The other three works on the disc are better known.  November Woods is a very significant score, which always strikes me as containing several passages that bring Sibelius to mind, especially the Sibelius of Tapiola. In this successful reading the powerful first three or four minutes of music are strongly projected. Later, from about 4’30”, there’s an evocative, lyrical section where the tempo is much broader.  This nostalgic passage is convincingly handled by Lloyd-Jones but it’s the many powerful pages that make the greatest impact on the listener, or at least on this listener.

By contrast The Garden of Fand is a more sensuous piece. In this reading there’s an appropriate elfin lightness at the start. Later the music describes merrymaking on Fand’s island and the celebrations are put across very well in this performance.  The tumult as the sea overwhelms the island is most exciting and then the music comes full circle, returning to the innocence of the opening bars. Lloyd-Jones offers a convincing and enjoyable account of the work.

I’ve left till last my own favourite among these works, Tintagel. For my money the opening pages are among the most majestic, if not the most majestic, in all English music. The brass fanfares emerge gradually from the depths, increase in potency and finally burst forth into radiant splendour, the horns ringing heroically. Lloyd-Jones does this passage very well and then gives the long, lovely melody in which the cor anglais joins the strings all the space it needs but not at the expense of forward momentum. The more vigorous central section is excitingly done and then the concluding five minutes or so are tellingly shaped, giving the listener a real sense of sweep and of chivalrous deeds of derring-do. I don’t think this performance quite matches the splendid spaciousness of Vernon Handley’s conception, nor is the RSNO captured by the engineers with quite the same presence that the Chandos engineers achieve for the BBC Philharmonic. That said, this recording is convincing in its own right. 

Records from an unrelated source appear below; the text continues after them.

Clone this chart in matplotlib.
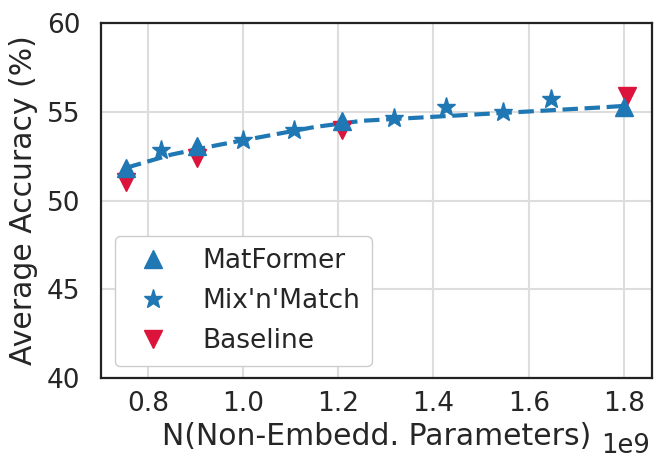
import numpy as np
from matplotlib import pyplot as plt

# Daten
mat_x = [0.754, 0.903, 1.208, 1.800]
mat_y = [51.85, 53.1, 54.5, 55.3]

mix_x = [0.827, 1.000, 1.107, 1.318, 1.427, 1.547, 1.648]
mix_y = [52.85, 53.4, 54.0, 54.65, 55.25, 55.0, 55.75]

base_x = [0.754, 0.903, 1.208, 1.806]
base_y = [51.05, 52.4, 54.0, 55.9]

fit_x = [0.754, 0.85, 0.95, 1.05, 1.15, 1.25, 1.35, 1.45, 1.55, 1.65, 1.75, 1.806]
fit_y = [51.85, 52.6, 53.15, 53.65, 54.15, 54.5, 54.65, 54.8, 54.95, 55.1, 55.25, 55.35]

blue = '#1f77b4'
red = '#dc143c'
txt = '#262626'

plt.rcParams['font.family'] = 'DejaVu Sans'
plt.rcParams['text.color'] = txt
plt.rcParams['axes.labelcolor'] = txt
plt.rcParams['xtick.color'] = txt
plt.rcParams['ytick.color'] = txt

fig = plt.figure(figsize=(6.65, 4.74), dpi=100)
ax = fig.add_axes([0.152, 0.2025, 0.828, 0.7485])

# Kurve
ax.plot(fit_x, fit_y, color=blue, linestyle='--', linewidth=3, zorder=2)
ax.plot(mix_x, mix_y, color=blue, linestyle='', marker='*', markersize=14, label="Mix'n'Match", zorder=3)
ax.plot(base_x, base_y, color=red, linestyle='', marker='v', markersize=13, label='Baseline', zorder=4)
ax.plot(mat_x, mat_y, color=blue, linestyle='', marker='^', markersize=13, label='MatFormer', zorder=5)

# Achsen
ax.set_ylim(40, 60)
ax.set_yticks([40, 45, 50, 55, 60])
ax.set_xticks([0.8, 1.0, 1.2, 1.4, 1.6, 1.8])
ax.set_xticklabels(['0.8', '1.0', '1.2', '1.4', '1.6', '1.8'])
ax.tick_params(axis='both', length=0, labelsize=19)
ax.tick_params(axis='y', pad=15)
ax.tick_params(axis='x', pad=9)
ax.grid(True, color='#dddddd', linewidth=1.5)
ax.set_axisbelow(True)
for s in ax.spines.values():
    s.set_color('#222222')
    s.set_linewidth(1.6)

ax.set_xlabel('N(Non-Embedd. Parameters)', fontsize=21.5, labelpad=4)
ax.set_ylabel('Average Accuracy (%)', fontsize=21.5, labelpad=6)
fig.text(0.978, 0.045, '1e9', fontsize=18.5, ha='right', va='baseline', color=txt)

# Legende
handles, labels = ax.get_legend_handles_labels()
order = [2, 0, 1]
ax.legend([handles[i] for i in order], [labels[i] for i in order],
          loc='lower left', fontsize=19, labelspacing=0.53, handletextpad=0.85,
          borderpad=0.45, borderaxespad=0, edgecolor='#cccccc', framealpha=1.0,
          bbox_to_anchor=(0.025, 0.034))

fig.savefig('out.png', dpi=100)
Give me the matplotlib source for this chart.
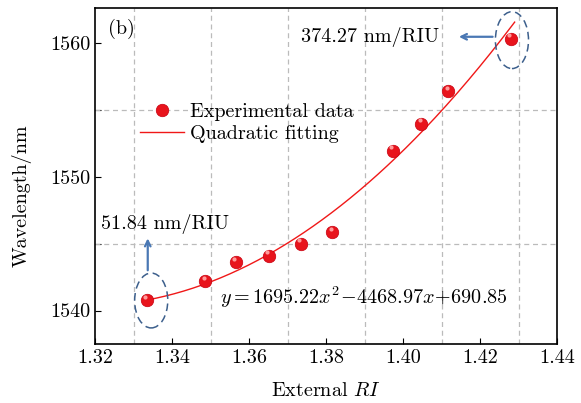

These are good, sympathetic performances led by a conductor who seems to me to be fully in tune with the Baxian idiom. Lloyd-Jones obtains a committed response from the RSNO players and the performances are captured in good sound. These works generally show Bax writing in a more concise vein than is sometimes the case in his symphonies and so these colourful and atmospheric scores offer an excellent introduction to this composer’s unique sound world. Unless you already have these performances coupled to the recordings of the symphonies then you can invest with confidence.